Detail notes on the drawing ” strips to draw back to each side to allow access for boats” show that it is the river end rather than the road end and the boats arrive on the slipway from the river.
The added figures 15.6 and 12.2 were measured from an A4 file displayed on a screen and are suitably good enough to show it has a planned height of 15.5m.
This is confirmation that the architect or ‘engineer’ was using the approved drawings from 1996 which show a landward end of 12.7m giving a river end of 15.5m
Customer Advocacy said in a Stage 3 response, said;
“it is clear that drawing 8296/14 could never supersede the previously approved plans in terms of defining the dimensions of the approved development”
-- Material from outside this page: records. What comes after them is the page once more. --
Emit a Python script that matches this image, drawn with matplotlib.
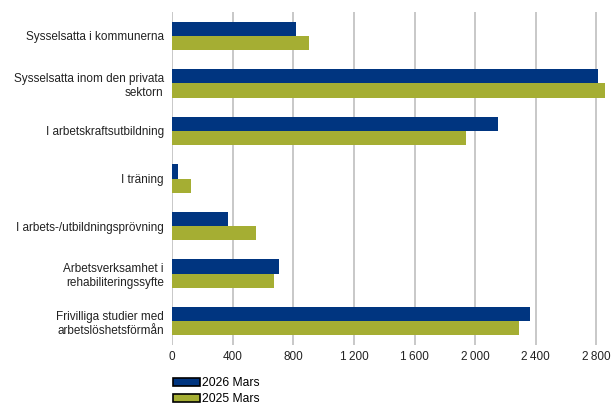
import matplotlib.pyplot as plt
import numpy as np
from matplotlib.ticker import FuncFormatter

plt.rcParams['font.family'] = ['Liberation Sans', 'DejaVu Sans']

categories = ['Sysselsatta i kommunerna',
              'Sysselsatta inom den privata\nsektorn',
              'I arbetskraftsutbildning',
              'I träning',
              'I arbets-/utbildningsprövning',
              'Arbetsverksamhet i\nrehabiliteringssyfte',
              'Frivilliga studier med\narbetslöshetsförmån']
mars_2026 = [818, 2808, 2150, 37, 369, 706, 2361]
mars_2025 = [901, 2856, 1940, 125, 554, 672, 2289]
series_names = ['2026 Mars', '2025 Mars']
xticks = [0, 400, 800, 1200, 1600, 2000, 2400, 2800]

fig = plt.figure(figsize=(6.11, 4.04), dpi=100)
ax = fig.add_axes([172 / 611, 1 - 345 / 404, (607 - 172) / 611, (345 - 12) / 404])

y = np.arange(len(categories))
h = 0.3
ax.barh(y - h / 2, mars_2026, height=h, color='#003580', label=series_names[0])
ax.barh(y + h / 2, mars_2025, height=h, color='#a5ae33', label=series_names[1])

ax.set_ylim(len(categories) - 0.5, -0.5)
ax.set_xlim(0, 2870)
ax.set_yticks(y)
ax.set_yticklabels(categories, fontsize=8.5, color='#222222')
ax.set_xticks(xticks)
ax.xaxis.set_major_formatter(FuncFormatter(lambda v, p: f'{int(v):,}'.replace(',', '\u2009')))
ax.tick_params(axis='x', labelsize=8.5, length=0, pad=4, colors='#222222')
ax.tick_params(axis='y', length=0, pad=6)
ax.grid(axis='x', color='#c4c4c4', linewidth=1.3)
ax.set_axisbelow(True)
for s in ax.spines.values():
    s.set_visible(False)

handles = [plt.Rectangle((0, 0), 1, 1, facecolor='#003580', edgecolor='black', linewidth=1.2),
           plt.Rectangle((0, 0), 1, 1, facecolor='#a5ae33', edgecolor='black', linewidth=1.2)]
fig.legend(handles, series_names, loc='upper left', bbox_to_anchor=(173 / 611, 1 - 377 / 404),
           frameon=False, fontsize=8.7, handlelength=2.2, handleheight=0.7,
           handletextpad=0.2, labelspacing=0.35, borderaxespad=0, borderpad=0)

fig.savefig('out.png', dpi=100)
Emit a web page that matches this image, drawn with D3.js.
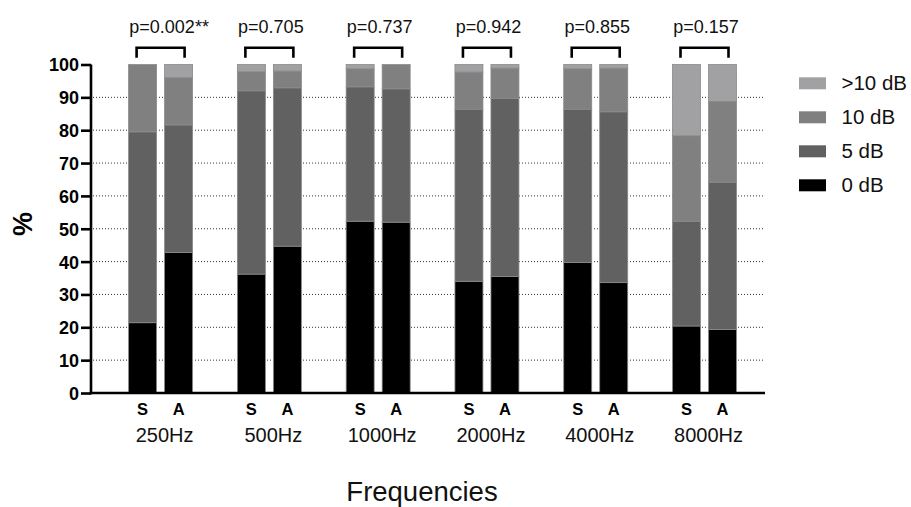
<!DOCTYPE html>
<html>
<head>
<meta charset="utf-8">
<script src="https://cdn.jsdelivr.net/npm/d3@7"></script>
<style>
  html, body { margin: 0; padding: 0; background: #fff; }
  svg { display: block; font-family: "Liberation Sans", Arial, sans-serif; }
</style>
</head>
<body>
<svg id="chart" width="911" height="507"></svg>
<script>
// Hearing-threshold shift categories by frequency, S vs A groups (percent of ears)
const frequencies = ["250Hz", "500Hz", "1000Hz", "2000Hz", "4000Hz", "8000Hz"];
const groups = ["S", "A"];
const levels = ["0 dB", "5 dB", "10 dB", ">10 dB"];
const pValues = ["p=0.002", "p=0.705", "p=0.737", "p=0.942", "p=0.855", "p=0.157"];
const pStars = ["**", "", "", "", "", ""];

// one row per frequency: [0 dB, 5 dB, 10 dB, >10 dB]
const seriesS = [
  [21.4, 58.1, 20.5, 0.0],
  [36.2, 55.8, 5.8, 2.2],
  [52.3, 40.9, 5.5, 1.3],
  [34.0, 52.4, 11.3, 2.3],
  [39.7, 46.7, 12.3, 1.3],
  [20.4, 31.9, 26.0, 21.7]
];
const seriesA = [
  [42.8, 38.8, 14.4, 4.0],
  [44.7, 48.2, 5.1, 2.0],
  [52.0, 40.6, 7.4, 0.0],
  [35.5, 54.2, 9.2, 1.1],
  [33.6, 52.0, 13.3, 1.1],
  [19.3, 44.9, 24.5, 11.3]
];
const yTicks = [0, 10, 20, 30, 40, 50, 60, 70, 80, 90, 100];

const colors = d3.scaleOrdinal()
  .domain(levels)
  .range(["#000000", "#616161", "#808080", "#a1a1a4"]);

const svg = d3.select("#chart");

const y = d3.scaleLinear().domain([0, 100]).range([393, 64.5]);
const xGroup = d3.scalePoint().domain(frequencies).range([160.6, 704.5]);
const xSub = d3.scaleBand().domain(groups).range([-32, 32]).paddingInner(0.2222);

const axisLeft = 91, axisRight = 765;

// dotted horizontal grid
svg.append("g")
  .selectAll("line")
  .data(yTicks.filter(t => t > 0 && t < 100))
  .join("line")
  .attr("x1", axisLeft + 2).attr("x2", 763)
  .attr("y1", d => y(d)).attr("y2", d => y(d))
  .attr("stroke", "#333")
  .attr("stroke-width", 1)
  .attr("stroke-dasharray", "1,2");

// stacked bars
const rows = [];
frequencies.forEach((f, i) => {
  [["S", seriesS[i]], ["A", seriesA[i]]].forEach(([g, vals]) => {
    let acc = 0;
    vals.forEach((v, k) => {
      rows.push({ f, g, level: levels[k], y0: acc, y1: acc + v });
      acc += v;
    });
  });
});

svg.append("g")
  .selectAll("rect")
  .data(rows.filter(d => d.y1 - d.y0 > 0))
  .join("rect")
  .attr("x", d => xGroup(d.f) + xSub(d.g))
  .attr("width", xSub.bandwidth())
  .attr("y", d => y(d.y1))
  .attr("height", d => y(d.y0) - y(d.y1))
  .attr("fill", d => colors(d.level))
  .attr("stroke", "#8a8a8a")
  .attr("stroke-width", 0.8);

// y axis
const yAxis = d3.axisLeft(y).tickValues(yTicks).tickSize(10).tickPadding(2);
const gy = svg.append("g").attr("transform", `translate(${axisLeft},0)`).call(yAxis);
gy.select(".domain").attr("stroke", "#000").attr("stroke-width", 2.6)
  .attr("d", `M0,${y(100)}V${y(0) + 1.3}`);
gy.selectAll(".tick line").attr("stroke", "#000").attr("stroke-width", 2.6);
gy.selectAll(".tick text")
  .attr("fill", "#000")
  .style("font-size", "18px")
  .style("font-weight", "bold")
  .style("font-family", "'Liberation Sans', Arial, sans-serif")
  .attr("dy", "0.36em");

// x axis baseline
svg.append("line")
  .attr("x1", axisLeft - 1.3).attr("x2", axisRight)
  .attr("y1", y(0)).attr("y2", y(0))
  .attr("stroke", "#000").attr("stroke-width", 2.6);

// S / A labels
svg.append("g")
  .selectAll("text")
  .data(d3.cross(frequencies, groups))
  .join("text")
  .attr("x", d => xGroup(d[0]) + xSub(d[1]) + xSub.bandwidth() / 2)
  .attr("y", 415)
  .attr("text-anchor", "middle")
  .style("font-size", "16.5px")
  .style("font-weight", "bold")
  .text(d => d[1]);

// frequency labels
svg.append("g")
  .selectAll("text")
  .data(frequencies)
  .join("text")
  .attr("x", d => xGroup(d) + 4)
  .attr("y", 442)
  .attr("text-anchor", "middle")
  .style("font-size", "20px")
  .attr("fill", "#111")
  .text(d => d);

// axis titles
svg.append("text")
  .attr("x", 422).attr("y", 500.5)
  .attr("text-anchor", "middle")
  .style("font-size", "27.5px")
  .attr("fill", "#111")
  .text("Frequencies");

svg.append("text")
  .attr("transform", "translate(32,224) rotate(-90)")
  .attr("text-anchor", "middle")
  .style("font-size", "27px")
  .style("font-weight", "bold")
  .text("%");

// significance brackets and p-values
const brackets = svg.append("g");
frequencies.forEach((f, i) => {
  const cx = xGroup(f);
  const l = cx + xSub("S") + xSub.bandwidth() / 2 - 6;
  const r = cx + xSub("A") + xSub.bandwidth() / 2 + 6;
  brackets.append("path")
    .attr("d", `M${l},57.7V47.7H${r}V57.7`)
    .attr("fill", "none")
    .attr("stroke", "#000")
    .attr("stroke-width", 2.6);
  const t = brackets.append("text")
    .attr("y", 33)
    .style("font-size", "18px")
    .attr("fill", "#111")
    .text(pValues[i]);
  const w = t.node().getComputedTextLength();
  t.attr("x", cx - w / 2 + 1.5);
  if (pStars[i]) {
    t.append("tspan").text(pStars[i]);
  }
});

// legend (top entry first)
const legend = svg.append("g");
const legendItems = levels.slice().reverse();
legendItems.forEach((lv, i) => {
  const yy = 77.3 + i * 34;
  legend.append("rect")
    .attr("x", 799).attr("y", yy)
    .attr("width", 27).attr("height", 12)
    .attr("fill", colors(lv));
  legend.append("text")
    .attr("x", 841.5).attr("y", yy + 12.8)
    .style("font-size", "20.5px")
    .attr("fill", "#111")
    .text(lv);
});
</script>
</body>
</html>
and I agree with that. They also said;
Mr Mansbridge stated in his Stage 2 response that the engineer chose to include a gable elevation of the structure on the same drawing but told you this was not drawn to scale. You have disputed this. I have not considered this point further because it is clear that drawing 8296/14 was submitted in 2013 for a wholly different purpose (i.e. for the purposes of discharging a planning condition) and as such, could never supersede the previously approved plans in terms of defining the dimensions of the approved development.
Note that the author of the Stage 3 is careful not to say that the drawing is not to scale but attributes the falsehood about the scale to the author of the Stage 2 response. She says she has not considered the scale but she has not disputed the point.
The original complaint very specifically mentioned the height but in spite of the author being told at least twice about its variation from plan she does not consider the height at all in this final stage before it goes to the Ombudsman.
The Ombudsman also fails to mention the height at all in her first draft and this is a strong indicator that she and a Senior Planner from the Council were colluding over this matter.